Topics: federal court jurisdiction, state citizenship, business sued in federal court, domicile and residence

Summary

Background

The dispute began when a journalist and former publisher from Wilmington, Delaware, sued a New York newspaper company for breach of an employment contract. The complaint said the plaintiff was a resident of Delaware, and the defendant was a New York corporation. After a jury verdict in favor of the defendant, an appeals court questioned whether the federal trial court properly had authority to hear the case because the record’s citizenship facts were not clear on their face.

Reasoning

The central question was whether the federal circuit court had authority to hear the case based on diversity between a Delaware citizen and a New York corporation. The Supreme Court examined the trial record, including the plaintiff’s sworn testimony that his family lived in Delaware and that he left jobs because they were too far from home.

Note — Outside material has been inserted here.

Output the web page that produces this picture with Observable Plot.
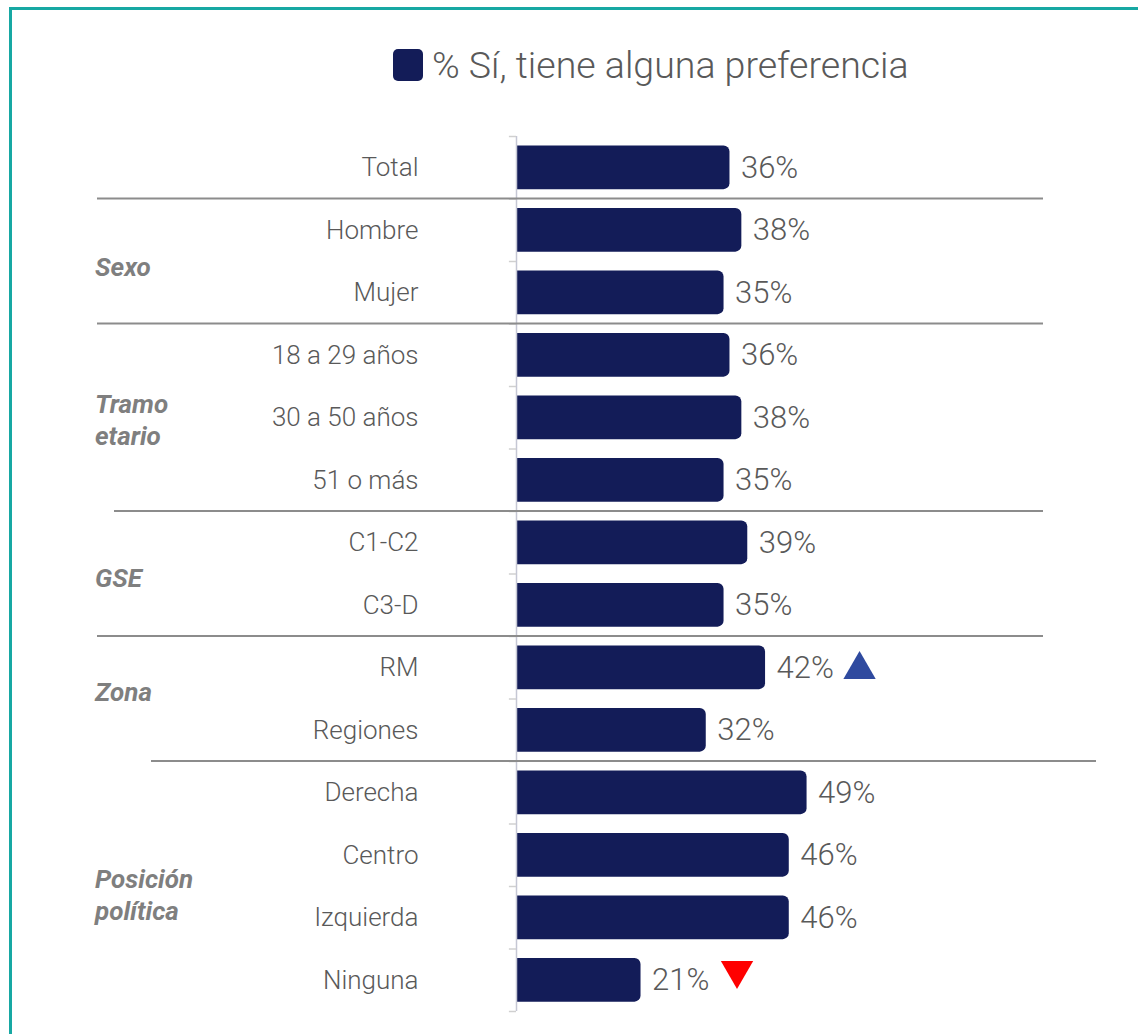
<!DOCTYPE html>
<html>
<head>
<meta charset="utf-8">
<script src="https://cdn.jsdelivr.net/npm/d3@7"></script>
<script src="https://cdn.jsdelivr.net/npm/@observablehq/plot@0.6"></script>
<style>
  html, body { margin: 0; padding: 0; background: #fff; }
  body { width: 1138px; height: 1034px; overflow: hidden; position: relative; font-family: Roboto, "Noto Sans", sans-serif; }
  #frame { position: absolute; left: 9px; top: 7px; width: 1200px; height: 1100px; border-top: 3px solid #17A8A3; border-left: 3px solid #17A8A3; }
  #legend { position: absolute; left: 393px; top: 43px; display: flex; align-items: center; color: #595959; font-size: 37.5px; font-weight: 300; white-space: nowrap; }
  #legend .sw { width: 30px; height: 32px; border-radius: 5px; background: #131C58; margin-right: 9px; }
  #chart { position: absolute; left: 0; top: 100px; }
</style>
</head>
<body>
<div id="frame"></div>
<div id="legend"></div>
<div id="chart"></div>
<script>
// ---- data ----
const categories = ["Total", "Hombre", "Mujer", "18 a 29 años", "30 a 50 años", "51 o más", "C1-C2", "C3-D", "RM", "Regiones", "Derecha", "Centro", "Izquierda", "Ninguna"];
const values = [36, 38, 35, 36, 38, 35, 39, 35, 42, 32, 49, 46, 46, 21];
const markers = [null, null, null, null, null, null, null, null, "up", null, null, null, null, "down"];
const groupNames = [["Sexo"], ["Tramo", "etario"], ["GSE"], ["Zona"], ["Posición", "política"]];
const groupMembers = [
  ["Hombre", "Mujer"],
  ["18 a 29 años", "30 a 50 años", "51 o más"],
  ["C1-C2", "C3-D"],
  ["RM", "Regiones"],
  ["Derecha", "Centro", "Izquierda", "Ninguna"]
];
const legendLabel = "% Sí, tiene alguna preferencia";

// ---- layout / style ----
const W = 1138, H = 934;
const navy = "#131C58", textGrey = "#595959";
const sepExtents = [[97, 1043], [97, 1043], [114, 1043], [97, 1043], [151, 1096]];
const groupLabelX = 95;
const groupLabelShift = [6, 3, 4, -7, 9];

const rows = categories.map((c, i) => ({category: c, value: values[i], marker: markers[i]}));

document.getElementById("legend").innerHTML = `<div class="sw"></div><span>${legendLabel}</span>`;

const step = (H - 36 - 23) / categories.length;

const plot = Plot.plot({
  width: W,
  height: H,
  marginTop: 36,
  marginBottom: 23,
  marginLeft: 516,
  marginRight: 29,
  style: {fontFamily: "Roboto, 'Noto Sans', sans-serif", color: textGrey, background: "transparent"},
  x: {domain: [0, 100], axis: null},
  y: {domain: categories, paddingInner: 0.3, paddingOuter: 0.15, round: false, label: null},
  marks: [
    // rounded bar, its left rounded corners clipped away at the axis
    Plot.barX(rows, {y: "category", x1: -1.5, x2: "value", fill: navy, rx: 6, clip: "frame"}),
    Plot.ruleX([0], {stroke: "#C5C7D4", strokeWidth: 1.5}),
    Plot.ruleY(categories, {y: d => d, x1: -1.2, x2: 0, dy: -step / 2, stroke: "#D0D0D0", strokeWidth: 1.5}),
    Plot.ruleY(categories.slice(-1), {y: d => d, x1: -1.2, x2: 0, dy: step / 2, stroke: "#D0D0D0", strokeWidth: 1.5}),
    Plot.axisY({tickSize: 0, tickPadding: 98, fontSize: 26, fontWeight: 300, label: null}),
    Plot.text(rows, {y: "category", x: "value", text: d => d.value + "%", dx: 11, textAnchor: "start", fontSize: 31, fontWeight: 300, fill: textGrey}),
    Plot.dot(rows.filter(d => d.marker === "up"), {y: "category", x: "value", symbol: "triangle", r: 12, fill: "#2F4A9F", dx: 94, dy: 2}),
    Plot.dot(rows.filter(d => d.marker === "down"), {y: "category", x: "value", symbol: "triangle", rotate: 180, r: 12, fill: "#FF0000", dx: 96, dy: -10})
  ]
});

// separators and group labels from the y scale
const ys = plot.scale("y");
const bw = ys.bandwidth;
const svg = d3.select(plot);
const g = svg.append("g").attr("text-anchor", "start");
groupMembers.forEach((members, i) => {
  const top = ys.apply(members[0]) - (step - bw) / 2;
  const [xa, xb] = sepExtents[i];
  g.append("line").attr("x1", xa).attr("x2", xb).attr("y1", top).attr("y2", top)
    .attr("stroke", "#8C8C8C").attr("stroke-width", 2);
  const c0 = ys.apply(members[0]) + bw / 2;
  const c1 = ys.apply(members[members.length - 1]) + bw / 2;
  const mid = (c0 + c1) / 2 + groupLabelShift[i];
  const lines = groupNames[i];
  const lh = 32;
  lines.forEach((t, j) => {
    g.append("text").attr("x", groupLabelX).attr("y", mid + (j - (lines.length - 1) / 2) * lh)
      .attr("dy", "0.35em").attr("fill", "#7F7F7F").attr("font-size", 26)
      .attr("text-anchor", "start")
      .attr("font-weight", "bold").attr("font-style", "italic").text(t);
  });
});

document.getElementById("chart").appendChild(plot);
</script>
</body>
</html>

The Court explained that legal domicile requires both living in a place and intending to remain there. The testimony showed domicile in Delaware, which the Court treated as state citizenship, so the federal court did have diversity authority.

Real world impact

This ruling means courts can look beyond a bare complaint to the full trial record to decide whether a person’s state citizenship is proved. People suing businesses across state lines may be able to keep their cases in federal court when testimony or other record evidence shows a stable home state. The decision resolves only the jurisdiction question so the underlying contract dispute still must be decided on its merits.

Dissents or concurrances

Two Justices, Harlan and Peckham, recorded dissents. The opinion itself does not include their reasons in the text provided.